• _Required task_
Extract only the first line of the listing and every line after it up to and including the one with "efnb3_rnaseq = [3.0, 0.6, 1.5, 6.8, 12, 28, 34.6]". Omit the pictures.

---+---

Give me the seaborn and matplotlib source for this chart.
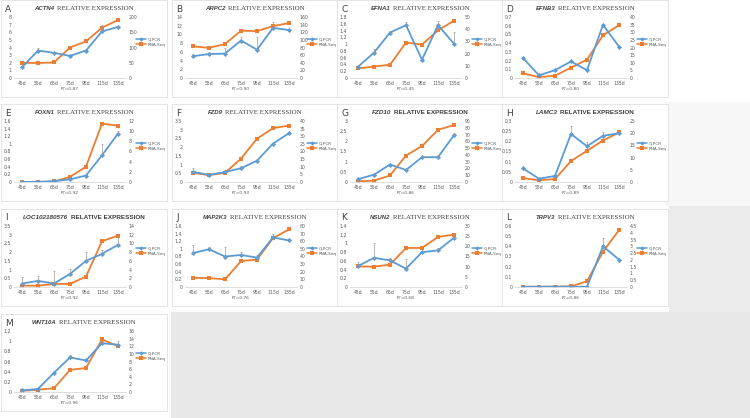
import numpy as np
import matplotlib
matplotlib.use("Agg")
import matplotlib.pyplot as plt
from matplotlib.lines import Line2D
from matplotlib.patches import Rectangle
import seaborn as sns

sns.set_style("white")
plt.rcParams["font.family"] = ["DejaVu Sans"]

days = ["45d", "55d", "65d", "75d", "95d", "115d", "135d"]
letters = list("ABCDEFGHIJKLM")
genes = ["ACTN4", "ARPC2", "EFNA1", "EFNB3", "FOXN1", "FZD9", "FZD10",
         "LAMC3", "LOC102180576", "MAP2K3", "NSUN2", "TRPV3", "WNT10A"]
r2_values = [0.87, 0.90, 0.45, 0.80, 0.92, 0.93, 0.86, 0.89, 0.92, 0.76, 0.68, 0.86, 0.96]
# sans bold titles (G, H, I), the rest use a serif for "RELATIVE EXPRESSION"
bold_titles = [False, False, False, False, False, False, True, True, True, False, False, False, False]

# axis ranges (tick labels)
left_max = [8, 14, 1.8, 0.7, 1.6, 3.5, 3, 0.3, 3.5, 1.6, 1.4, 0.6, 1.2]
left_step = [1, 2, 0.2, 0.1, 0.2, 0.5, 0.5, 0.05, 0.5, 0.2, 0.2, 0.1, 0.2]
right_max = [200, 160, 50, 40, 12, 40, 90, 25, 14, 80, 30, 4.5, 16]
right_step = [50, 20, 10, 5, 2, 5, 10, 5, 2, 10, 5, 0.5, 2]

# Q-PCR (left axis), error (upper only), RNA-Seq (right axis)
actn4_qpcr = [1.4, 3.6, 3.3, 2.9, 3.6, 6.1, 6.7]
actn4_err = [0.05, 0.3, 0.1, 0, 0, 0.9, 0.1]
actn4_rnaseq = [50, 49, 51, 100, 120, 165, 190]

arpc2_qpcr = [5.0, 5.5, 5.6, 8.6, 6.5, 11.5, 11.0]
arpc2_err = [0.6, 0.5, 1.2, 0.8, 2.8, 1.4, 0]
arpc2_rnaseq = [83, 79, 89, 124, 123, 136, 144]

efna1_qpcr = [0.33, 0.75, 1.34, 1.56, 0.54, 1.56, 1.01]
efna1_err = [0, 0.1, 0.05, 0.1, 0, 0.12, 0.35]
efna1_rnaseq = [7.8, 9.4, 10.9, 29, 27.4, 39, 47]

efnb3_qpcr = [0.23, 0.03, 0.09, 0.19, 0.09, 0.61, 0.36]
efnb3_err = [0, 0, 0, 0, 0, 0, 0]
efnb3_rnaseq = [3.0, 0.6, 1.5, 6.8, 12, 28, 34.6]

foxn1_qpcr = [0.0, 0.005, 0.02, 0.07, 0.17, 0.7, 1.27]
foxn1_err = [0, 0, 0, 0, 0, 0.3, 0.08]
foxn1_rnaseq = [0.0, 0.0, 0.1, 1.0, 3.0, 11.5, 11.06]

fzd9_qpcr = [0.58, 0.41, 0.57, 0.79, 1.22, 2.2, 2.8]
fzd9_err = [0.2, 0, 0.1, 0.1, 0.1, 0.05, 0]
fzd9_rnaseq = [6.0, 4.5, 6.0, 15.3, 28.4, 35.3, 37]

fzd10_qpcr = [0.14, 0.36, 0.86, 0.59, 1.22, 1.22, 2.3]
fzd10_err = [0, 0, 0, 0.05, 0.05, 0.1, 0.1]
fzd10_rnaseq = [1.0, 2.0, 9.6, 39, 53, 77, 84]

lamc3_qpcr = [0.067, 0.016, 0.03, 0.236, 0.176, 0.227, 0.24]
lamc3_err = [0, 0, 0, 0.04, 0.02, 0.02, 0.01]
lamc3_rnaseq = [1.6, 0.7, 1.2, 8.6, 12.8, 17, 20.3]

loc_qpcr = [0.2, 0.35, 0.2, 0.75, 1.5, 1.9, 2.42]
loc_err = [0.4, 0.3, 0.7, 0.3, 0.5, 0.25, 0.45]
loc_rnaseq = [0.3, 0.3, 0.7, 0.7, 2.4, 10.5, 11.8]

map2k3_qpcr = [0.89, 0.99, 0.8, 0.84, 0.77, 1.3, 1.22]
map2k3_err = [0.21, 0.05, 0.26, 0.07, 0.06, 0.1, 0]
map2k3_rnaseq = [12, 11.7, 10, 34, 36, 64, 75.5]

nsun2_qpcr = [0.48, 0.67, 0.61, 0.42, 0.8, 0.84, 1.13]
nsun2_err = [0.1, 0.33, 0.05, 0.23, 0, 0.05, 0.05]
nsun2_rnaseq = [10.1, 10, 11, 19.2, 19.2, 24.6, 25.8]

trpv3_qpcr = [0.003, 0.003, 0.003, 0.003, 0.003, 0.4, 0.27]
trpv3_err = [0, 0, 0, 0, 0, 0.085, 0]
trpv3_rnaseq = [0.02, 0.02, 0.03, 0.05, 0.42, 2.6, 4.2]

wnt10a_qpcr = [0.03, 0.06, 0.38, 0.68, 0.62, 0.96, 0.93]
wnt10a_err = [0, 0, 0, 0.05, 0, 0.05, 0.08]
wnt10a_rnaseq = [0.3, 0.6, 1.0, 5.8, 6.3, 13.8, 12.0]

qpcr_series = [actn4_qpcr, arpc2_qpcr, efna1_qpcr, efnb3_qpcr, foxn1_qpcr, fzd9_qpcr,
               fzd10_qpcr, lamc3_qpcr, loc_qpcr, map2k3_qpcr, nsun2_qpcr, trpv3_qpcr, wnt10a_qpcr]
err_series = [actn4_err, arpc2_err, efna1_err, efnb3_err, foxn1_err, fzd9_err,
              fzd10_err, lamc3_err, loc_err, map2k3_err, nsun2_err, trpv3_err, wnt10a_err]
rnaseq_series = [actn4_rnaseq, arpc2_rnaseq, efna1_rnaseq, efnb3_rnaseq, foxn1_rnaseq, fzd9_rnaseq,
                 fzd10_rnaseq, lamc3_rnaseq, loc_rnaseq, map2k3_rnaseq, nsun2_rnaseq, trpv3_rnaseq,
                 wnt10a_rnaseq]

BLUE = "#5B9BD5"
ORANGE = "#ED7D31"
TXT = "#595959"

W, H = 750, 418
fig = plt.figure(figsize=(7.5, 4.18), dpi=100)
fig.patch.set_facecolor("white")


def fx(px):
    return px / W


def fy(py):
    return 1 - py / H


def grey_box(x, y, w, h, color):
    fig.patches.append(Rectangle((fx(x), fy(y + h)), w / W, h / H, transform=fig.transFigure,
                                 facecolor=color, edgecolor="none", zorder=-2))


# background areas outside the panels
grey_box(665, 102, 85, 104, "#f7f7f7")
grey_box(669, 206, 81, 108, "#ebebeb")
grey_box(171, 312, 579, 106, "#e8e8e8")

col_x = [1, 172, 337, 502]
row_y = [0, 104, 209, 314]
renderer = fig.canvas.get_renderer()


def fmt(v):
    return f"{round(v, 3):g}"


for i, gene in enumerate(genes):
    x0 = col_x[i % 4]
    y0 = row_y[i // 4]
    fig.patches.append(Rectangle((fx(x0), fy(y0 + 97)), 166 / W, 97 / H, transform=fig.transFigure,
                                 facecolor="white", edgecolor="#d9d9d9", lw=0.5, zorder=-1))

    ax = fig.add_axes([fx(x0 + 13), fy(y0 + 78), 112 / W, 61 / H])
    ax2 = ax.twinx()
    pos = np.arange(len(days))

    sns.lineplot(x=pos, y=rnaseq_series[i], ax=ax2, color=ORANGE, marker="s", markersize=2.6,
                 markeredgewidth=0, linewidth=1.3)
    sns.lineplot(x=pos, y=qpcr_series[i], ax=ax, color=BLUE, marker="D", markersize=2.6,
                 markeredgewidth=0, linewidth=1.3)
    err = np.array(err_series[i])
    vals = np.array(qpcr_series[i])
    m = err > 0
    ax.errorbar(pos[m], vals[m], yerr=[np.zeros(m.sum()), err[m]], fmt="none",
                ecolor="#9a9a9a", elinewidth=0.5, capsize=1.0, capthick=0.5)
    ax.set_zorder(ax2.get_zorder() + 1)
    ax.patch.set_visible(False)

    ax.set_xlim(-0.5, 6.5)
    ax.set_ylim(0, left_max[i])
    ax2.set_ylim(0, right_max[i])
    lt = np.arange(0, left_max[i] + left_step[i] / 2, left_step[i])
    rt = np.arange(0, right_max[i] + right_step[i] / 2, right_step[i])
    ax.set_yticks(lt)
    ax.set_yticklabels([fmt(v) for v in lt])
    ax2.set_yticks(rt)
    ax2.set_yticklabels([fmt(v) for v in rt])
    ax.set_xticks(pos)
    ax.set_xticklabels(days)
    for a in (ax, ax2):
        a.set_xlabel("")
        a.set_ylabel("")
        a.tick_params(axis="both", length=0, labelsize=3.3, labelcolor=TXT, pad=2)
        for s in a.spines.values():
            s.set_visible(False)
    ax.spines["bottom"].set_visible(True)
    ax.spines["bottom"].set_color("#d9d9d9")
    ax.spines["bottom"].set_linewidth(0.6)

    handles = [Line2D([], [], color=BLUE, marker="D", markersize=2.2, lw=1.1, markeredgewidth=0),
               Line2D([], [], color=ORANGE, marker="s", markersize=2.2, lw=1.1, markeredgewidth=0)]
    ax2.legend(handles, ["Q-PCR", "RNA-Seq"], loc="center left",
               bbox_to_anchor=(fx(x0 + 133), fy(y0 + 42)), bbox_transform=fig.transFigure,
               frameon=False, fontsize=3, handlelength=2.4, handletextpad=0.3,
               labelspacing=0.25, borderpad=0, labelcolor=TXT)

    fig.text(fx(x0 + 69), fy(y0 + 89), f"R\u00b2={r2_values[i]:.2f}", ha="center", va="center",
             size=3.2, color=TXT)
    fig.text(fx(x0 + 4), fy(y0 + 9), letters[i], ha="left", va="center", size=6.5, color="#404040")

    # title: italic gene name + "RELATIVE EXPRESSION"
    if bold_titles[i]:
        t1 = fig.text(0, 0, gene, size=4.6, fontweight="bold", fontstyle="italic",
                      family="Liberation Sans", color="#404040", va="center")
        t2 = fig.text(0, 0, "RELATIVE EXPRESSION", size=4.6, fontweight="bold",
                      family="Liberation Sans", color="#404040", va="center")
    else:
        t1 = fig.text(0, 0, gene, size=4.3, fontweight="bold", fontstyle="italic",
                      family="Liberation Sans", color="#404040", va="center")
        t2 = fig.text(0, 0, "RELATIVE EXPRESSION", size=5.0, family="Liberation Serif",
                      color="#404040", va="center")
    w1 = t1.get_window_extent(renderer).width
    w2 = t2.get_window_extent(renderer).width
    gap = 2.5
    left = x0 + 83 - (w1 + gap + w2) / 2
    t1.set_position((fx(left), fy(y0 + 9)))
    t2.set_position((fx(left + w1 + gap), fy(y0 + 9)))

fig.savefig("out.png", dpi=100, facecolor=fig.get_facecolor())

---+---

• _Response_
Give me the seaborn and matplotlib source for this chart.
import numpy as np
import matplotlib
matplotlib.use("Agg")
import matplotlib.pyplot as plt
from matplotlib.lines import Line2D
from matplotlib.patches import Rectangle
import seaborn as sns

sns.set_style("white")
plt.rcParams["font.family"] = ["DejaVu Sans"]

days = ["45d", "55d", "65d", "75d", "95d", "115d", "135d"]
letters = list("ABCDEFGHIJKLM")
genes = ["ACTN4", "ARPC2", "EFNA1", "EFNB3", "FOXN1", "FZD9", "FZD10",
         "LAMC3", "LOC102180576", "MAP2K3", "NSUN2", "TRPV3", "WNT10A"]
r2_values = [0.87, 0.90, 0.45, 0.80, 0.92, 0.93, 0.86, 0.89, 0.92, 0.76, 0.68, 0.86, 0.96]
# sans bold titles (G, H, I), the rest use a serif for "RELATIVE EXPRESSION"
bold_titles = [False, False, False, False, False, False, True, True, True, False, False, False, False]

# axis ranges (tick labels)
left_max = [8, 14, 1.8, 0.7, 1.6, 3.5, 3, 0.3, 3.5, 1.6, 1.4, 0.6, 1.2]
left_step = [1, 2, 0.2, 0.1, 0.2, 0.5, 0.5, 0.05, 0.5, 0.2, 0.2, 0.1, 0.2]
right_max = [200, 160, 50, 40, 12, 40, 90, 25, 14, 80, 30, 4.5, 16]
right_step = [50, 20, 10, 5, 2, 5, 10, 5, 2, 10, 5, 0.5, 2]

# Q-PCR (left axis), error (upper only), RNA-Seq (right axis)
actn4_qpcr = [1.4, 3.6, 3.3, 2.9, 3.6, 6.1, 6.7]
actn4_err = [0.05, 0.3, 0.1, 0, 0, 0.9, 0.1]
actn4_rnaseq = [50, 49, 51, 100, 120, 165, 190]

arpc2_qpcr = [5.0, 5.5, 5.6, 8.6, 6.5, 11.5, 11.0]
arpc2_err = [0.6, 0.5, 1.2, 0.8, 2.8, 1.4, 0]
arpc2_rnaseq = [83, 79, 89, 124, 123, 136, 144]

efna1_qpcr = [0.33, 0.75, 1.34, 1.56, 0.54, 1.56, 1.01]
efna1_err = [0, 0.1, 0.05, 0.1, 0, 0.12, 0.35]
efna1_rnaseq = [7.8, 9.4, 10.9, 29, 27.4, 39, 47]

efnb3_qpcr = [0.23, 0.03, 0.09, 0.19, 0.09, 0.61, 0.36]
efnb3_err = [0, 0, 0, 0, 0, 0, 0]
efnb3_rnaseq = [3.0, 0.6, 1.5, 6.8, 12, 28, 34.6]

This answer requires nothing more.